**EXERCISE REQUIREMENTS:**
Retype every line from the start of the data down to and including the line with "const forecastStart = 6;". Skip the pictures.

**DATA SHOWN:**
※

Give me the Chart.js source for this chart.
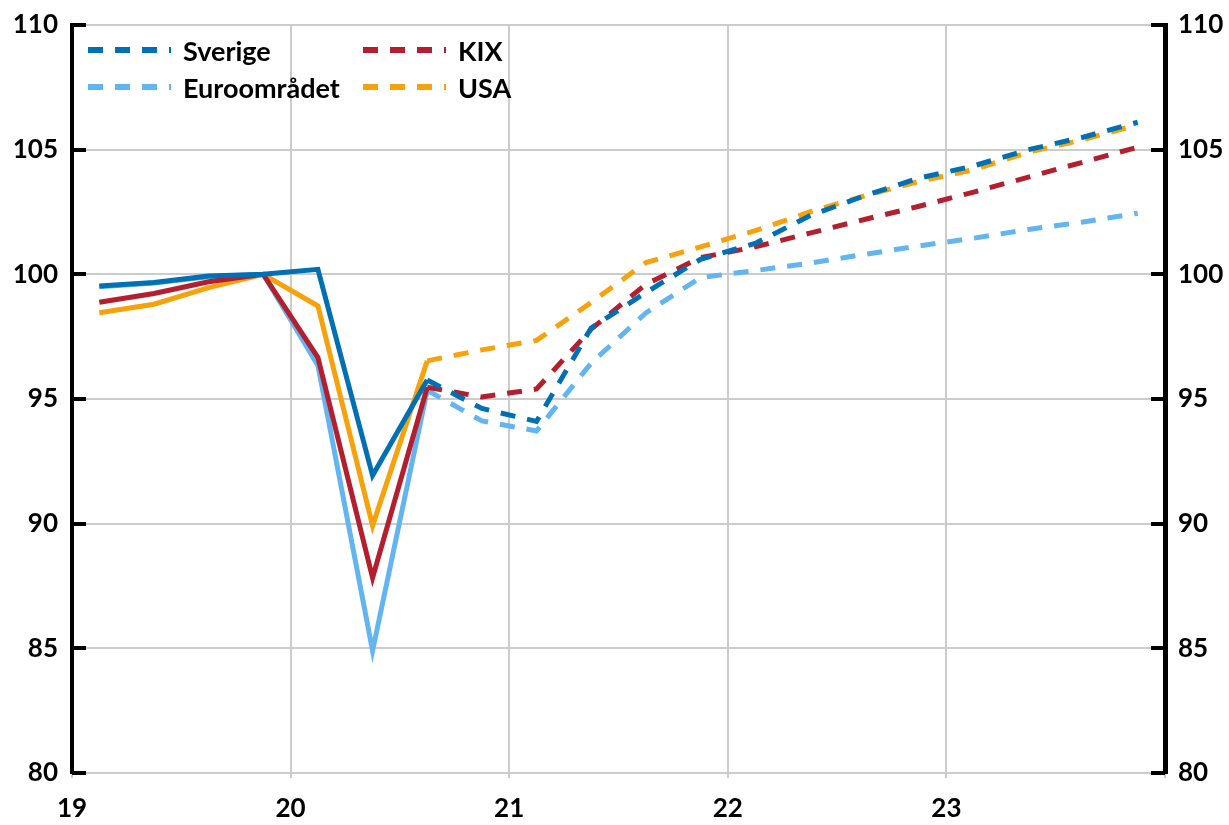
<!DOCTYPE html>
<html>
<head>
<meta charset="utf-8">
<script src="https://cdn.jsdelivr.net/npm/chart.js@4/dist/chart.umd.min.js"></script>
<style>
  html, body { margin: 0; padding: 0; background: #fff; }
  #wrap { position: relative; width: 1229px; height: 825px; }
  #legend { position: absolute; left: 0; top: 0; font-family: Lato, "Open Sans", sans-serif; font-weight: bold; font-size: 27px; color: #000; }
  .item { position: absolute; display: flex; align-items: center; white-space: nowrap; height: 30px; }
  .item svg { display: block; margin-right: 12px; }
</style>
</head>
<body>
<div id="wrap">
  <canvas id="c" width="1229" height="825"></canvas>
  <div id="legend"></div>
</div>
<script>
// ---- data ----
const quarters = ['2019Q1','2019Q2','2019Q3','2019Q4','2020Q1','2020Q2','2020Q3','2020Q4',
                  '2021Q1','2021Q2','2021Q3','2021Q4','2022Q1','2022Q2','2022Q3','2022Q4',
                  '2023Q1','2023Q2','2023Q3','2023Q4'];
const yearLabels = ['19', '20', '21', '22', '23', ''];
const yTicks = [80, 85, 90, 95, 100, 105, 110];
const forecastStart = 6; // index of 2020Q3: dashed from here on

const sverige = [99.53, 99.67, 99.93, 100.0, 100.2, 91.93, 95.76, 94.62, 94.1, 97.85,
                 99.27, 100.6, 101.24, 102.35, 103.15, 103.86, 104.35, 105.0, 105.5, 106.1];
const kix = [98.88, 99.23, 99.7, 100.0, 96.66, 87.83, 95.47, 95.08, 95.4, 97.8,
             99.6, 100.67, 101.1, 101.65, 102.2, 102.73, 103.3, 103.9, 104.5, 105.1];
const euro = [99.5, 99.65, 99.9, 100.0, 96.35, 84.9, 95.35, 94.12, 93.72, 96.44,
              98.45, 99.87, 100.15, 100.45, 100.8, 101.14, 101.45, 101.8, 102.1, 102.45];
const usa = [98.46, 98.8, 99.47, 100.0, 98.73, 89.92, 96.53, 96.97, 97.35, 98.87,
             100.47, 101.1, 101.75, 102.5, 103.15, 103.73, 104.2, 104.9, 105.4, 106.0];

const seriesNames = ['Sverige', 'KIX', 'USA', 'Euroområdet'];
const seriesData = [sverige, kix, usa, euro];
const seriesColors = ['#0070B5', '#B31F2E', '#F7A20A', '#62B5F0'];
// legend grid positions (col,row) for each series
const legendSlots = [[0,0],[1,0],[1,1],[0,1]];

const DASH = [15, 12];
const FONT = 'Lato, "Open Sans", sans-serif';

const datasets = seriesNames.map((name, k) => ({
  label: name,
  data: seriesData[k].map((v, i) => ({ x: i + 0.5, y: v })),
  borderColor: seriesColors[k],
  backgroundColor: seriesColors[k],
  borderWidth: 5,
  pointRadius: 0,
  pointHoverRadius: 0,
  tension: 0,
  borderJoinStyle: 'miter',
  borderCapStyle: 'butt',
  segment: {
    borderDash: ctx => ctx.p0DataIndex >= forecastStart ? DASH : undefined
  }
}));

const innerTicks = {
  id: 'innerTicks',
  afterDraw(chart) {
    const ctx = chart.ctx;
    const area = chart.chartArea;
    ctx.save();
    ctx.strokeStyle = '#000';
    ctx.lineWidth = 4;
    ['y', 'y2'].forEach(id => {
      const s = chart.scales[id];
      s.ticks.forEach(t => {
        const py = Math.round(s.getPixelForValue(t.value));
        ctx.beginPath();
        if (id === 'y') { ctx.moveTo(area.left, py); ctx.lineTo(area.left + 14, py); }
        else { ctx.moveTo(area.right, py); ctx.lineTo(area.right - 14, py); }
        ctx.stroke();
      });
    });
    ctx.restore();
  }
};

const yTickCfg = {
  font: { family: FONT, size: 26, weight: 'bold' },
  color: '#000',
};

new Chart(document.getElementById('c'), {
  type: 'line',
  data: { datasets },
  plugins: [innerTicks],
  options: {
    responsive: false,
    animation: false,
    devicePixelRatio: 1,
    layout: { padding: { top: 25, left: 0, right: 0, bottom: 0 } },
    plugins: { legend: { display: false }, tooltip: { enabled: false } },
    scales: {
      x: {
        type: 'linear',
        min: 0, max: quarters.length,
        afterBuildTicks: s => { s.ticks = yearLabels.map((_, i) => ({ value: i * 4 })); },
        ticks: {
          autoSkip: false,
          maxRotation: 0,
          padding: 15,
          font: { family: FONT, size: 26, weight: 'bold' },
          color: '#000',
          callback: v => yearLabels[v / 4]
        },
        grid: { color: '#cccccc', lineWidth: 2, drawTicks: true, tickLength: 5, tickColor: '#cccccc' },
        border: { display: false },
        afterFit: s => { s.height = 52; s.paddingLeft = 0; s.paddingRight = 0; }
      },
      y: {
        position: 'left',
        min: 80, max: 110,
        afterBuildTicks: s => { s.ticks = yTicks.map(v => ({ value: v })); },
        ticks: Object.assign({ padding: 14 }, yTickCfg),
        grid: { color: '#cccccc', lineWidth: 2, drawTicks: false },
        border: { display: true, color: '#000', width: 4 },
        afterFit: s => { s.width = 72; s.paddingTop = 0; s.paddingBottom = 0; }
      },
      y2: {
        position: 'right',
        min: 80, max: 110,
        afterBuildTicks: s => { s.ticks = yTicks.map(v => ({ value: v })); },
        ticks: Object.assign({ padding: 13 }, yTickCfg),
        grid: { display: true, drawOnChartArea: false, drawTicks: false },
        border: { display: true, color: '#000', width: 5 },
        afterFit: s => { s.width = 64; s.paddingTop = 0; s.paddingBottom = 0; }
      }
    }
  }
});

// ---- HTML legend ----
const legendEl = document.getElementById('legend');
const colX = [88, 363];
const rowY = [35, 72];
seriesNames.forEach((name, k) => {
  const [c, r] = legendSlots[k];
  const item = document.createElement('div');
  item.className = 'item';
  item.style.left = colX[c] + 'px';
  item.style.top = rowY[r] + 'px';
  const ns = 'http://www.w3.org/2000/svg';
  const svg = document.createElementNS(ns, 'svg');
  svg.setAttribute('width', '83');
  svg.setAttribute('height', '10');
  const ln = document.createElementNS(ns, 'line');
  ln.setAttribute('x1', '0'); ln.setAttribute('x2', '83');
  ln.setAttribute('y1', '5'); ln.setAttribute('y2', '5');
  ln.setAttribute('stroke', seriesColors[k]);
  ln.setAttribute('stroke-width', '6');
  ln.setAttribute('stroke-dasharray', DASH.join(' '));
  svg.appendChild(ln);
  const span = document.createElement('span');
  span.textContent = name;
  item.appendChild(svg);
  item.appendChild(span);
  legendEl.appendChild(item);
});
</script>
</body>
</html>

※

**WRITTEN ANSWER:**
Give me the Chart.js source for this chart.
<!DOCTYPE html>
<html>
<head>
<meta charset="utf-8">
<script src="https://cdn.jsdelivr.net/npm/chart.js@4/dist/chart.umd.min.js"></script>
<style>
  html, body { margin: 0; padding: 0; background: #fff; }
  #wrap { position: relative; width: 1229px; height: 825px; }
  #legend { position: absolute; left: 0; top: 0; font-family: Lato, "Open Sans", sans-serif; font-weight: bold; font-size: 27px; color: #000; }
  .item { position: absolute; display: flex; align-items: center; white-space: nowrap; height: 30px; }
  .item svg { display: block; margin-right: 12px; }
</style>
</head>
<body>
<div id="wrap">
  <canvas id="c" width="1229" height="825"></canvas>
  <div id="legend"></div>
</div>
<script>
// ---- data ----
const quarters = ['2019Q1','2019Q2','2019Q3','2019Q4','2020Q1','2020Q2','2020Q3','2020Q4',
                  '2021Q1','2021Q2','2021Q3','2021Q4','2022Q1','2022Q2','2022Q3','2022Q4',
                  '2023Q1','2023Q2','2023Q3','2023Q4'];
const yearLabels = ['19', '20', '21', '22', '23', ''];
const yTicks = [80, 85, 90, 95, 100, 105, 110];
const forecastStart = 6; // index of 2020Q3: dashed from here on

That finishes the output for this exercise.